■ **STORED DATA**
§
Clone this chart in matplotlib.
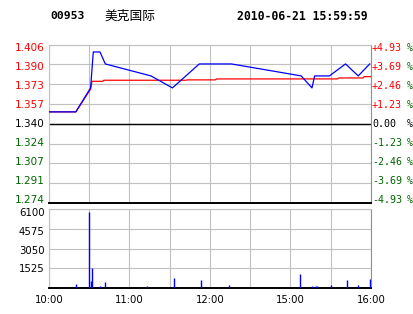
import numpy as np
import matplotlib
matplotlib.use("Agg")
import matplotlib.pyplot as plt
import matplotlib.transforms as mtransforms

# ---- data ----
stock_code = "00953"
stock_name = "美克国际"
stamp = "2010-06-21 15:59:59"
prev_close = 1.340

# minutes since 10:00 (trading minutes, lunch removed)
price_min = [0, 20, 31, 32, 33, 38, 42, 76, 92, 112, 136, 188, 196, 198, 209, 221, 230.5, 239]
price = [1.35, 1.35, 1.37, 1.385, 1.40, 1.40, 1.39, 1.38, 1.37, 1.39, 1.39, 1.38, 1.37, 1.38, 1.38, 1.39, 1.38, 1.39]

avg_min = [0, 20, 31, 32, 40, 41, 102, 103, 124, 125, 215, 216, 234, 235, 240]
avg = [1.35, 1.35, 1.369, 1.3755, 1.3755, 1.3764, 1.3764, 1.3767, 1.3767, 1.3775, 1.3775,
       1.3783, 1.3783, 1.3794, 1.3794]

vol_min = [20, 30, 31, 32, 38, 42, 73, 93, 113, 134, 187, 196, 199, 200, 210, 222, 230, 239, 240]
vol = [300, 5900, 540, 1570, 150, 460, 150, 770, 620, 230, 1080, 150, 150, 150, 230, 620, 230, 700, 230]

left_labels = ["1.406", "1.390", "1.373", "1.357", "1.340", "1.324", "1.307", "1.291", "1.274"]
right_labels = ["+4.93", "+3.69", "+2.46", "+1.23", "0.00", "-1.23", "-2.46", "-3.69", "-4.93"]
vol_ticks = [1525, 3050, 4575, 6100]
time_ticks = [0, 60, 120, 180, 240]
time_labels = ["10:00", "11:00", "12:00", "15:00", "16:00"]

RED = "#ff0000"
GREEN = "#006600"
GRID = "#c0c0c0"

W, H = 414, 314
fig = plt.figure(figsize=(W / 100, H / 100), dpi=100)

def px_axes(l, t, r, b):
    return fig.add_axes([l / W, 1 - b / H, (r - l) / W, (b - t) / H])

def down(px):
    return mtransforms.ScaledTranslation(0, -px / 100, fig.dpi_scale_trans)

def style_box(a):
    a.tick_params(length=0)
    a.grid(True, color=GRID, lw=0.8, zorder=0)
    for s in ["left", "right", "top"]:
        a.spines[s].set_color(GRID)
        a.spines[s].set_linewidth(0.8)
    a.spines["right"].set_color("#909090")
    a.spines["bottom"].set_color("black")
    a.spines["bottom"].set_linewidth(1.4)

hi = prev_close * 1.0493
lo = prev_close * 0.9507
levels = np.linspace(hi, lo, 9)

# ---- price panel ----
ax = px_axes(49, 44.7, 371, 203)
ax.plot(avg_min, avg, color=RED, lw=0.9, zorder=3)
ax.plot(price_min, price, color="#0000ff", lw=0.9, zorder=4)
ax.axhline(prev_close, color="black", lw=1.0, zorder=2)
ax.set_xlim(0, 240)
ax.set_ylim(lo, hi)
ax.set_xticks(np.arange(0, 241, 30))
ax.set_xticklabels([])
ax.set_yticks(levels)
ax.set_yticklabels([])
style_box(ax)

trans = mtransforms.blended_transform_factory(ax.transAxes, ax.transData)
for i, (v, ltxt, rtxt) in enumerate(zip(levels, left_labels, right_labels)):
    c = RED if rtxt.startswith("+") else (GREEN if rtxt.startswith("-") else "black")
    tr = trans + down(3 - 6 * i / 8)
    ax.text((44.5 - 49) / 322, v, ltxt, transform=tr, ha="right", va="center",
            fontsize=7.5, family="DejaVu Sans", color=c, clip_on=False)
    ax.text((372 - 49) / 322, v, rtxt, transform=tr, ha="left", va="center",
            fontsize=7.2, family="DejaVu Sans Mono", color=c, clip_on=False)
    ax.text((407 - 49) / 322, v, "%", transform=tr, ha="left", va="center",
            fontsize=7.2, family="DejaVu Sans Mono",
            color=GREEN if rtxt != "0.00" else "black", clip_on=False)

# ---- volume panel ----
vx = px_axes(49, 209, 371, 288)
vx.vlines(vol_min, 0, vol, color="#0000ff", lw=1.0, zorder=3)
vx.set_xlim(0, 240)
vx.set_ylim(0, 6100)
vx.set_xticks(np.arange(0, 241, 30))
vx.set_xticklabels([time_labels[time_ticks.index(m)] if m in time_ticks else ""
                    for m in range(0, 241, 30)], fontsize=7.3, family="DejaVu Sans")
vx.tick_params(axis="x", pad=5)
vx.set_yticks([0] + vol_ticks)
vx.set_yticklabels([])
style_box(vx)

vtrans = mtransforms.blended_transform_factory(vx.transAxes, vx.transData)
for v, dy in zip(vol_ticks, [0.7, 2, 3, 4]):
    vx.text((44.5 - 49) / 322, v, str(v), transform=vtrans + down(dy), ha="right",
            va="center", fontsize=7.3, family="DejaVu Sans", clip_on=False)

# ---- header ----
fig.text(50 / W, 1 - 16 / H, stock_code, fontsize=8.2, family="DejaVu Sans Mono",
         weight="bold", va="center", ha="left")
fig.text(104 / W, 1 - 16 / H, stock_name, fontsize=9.2, family=["Noto Sans CJK SC", "DejaVu Sans"],
         va="center", ha="left")
fig.text(237.5 / W, 1 - 16 / H, stamp, fontsize=8.3, family="DejaVu Sans Mono",
         weight="bold", va="center", ha="left")

fig.savefig("out.png", dpi=100)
§
■ **YOUR INSTRUCTIONS**
Repeat the lines exactly as they stand, from the opening line of the data through the line with "prev_close = 1.340". Pictures stay out of the copy.

■ **EXERCISE RESULT**
Clone this chart in matplotlib.
import numpy as np
import matplotlib
matplotlib.use("Agg")
import matplotlib.pyplot as plt
import matplotlib.transforms as mtransforms

# ---- data ----
stock_code = "00953"
stock_name = "美克国际"
stamp = "2010-06-21 15:59:59"
prev_close = 1.340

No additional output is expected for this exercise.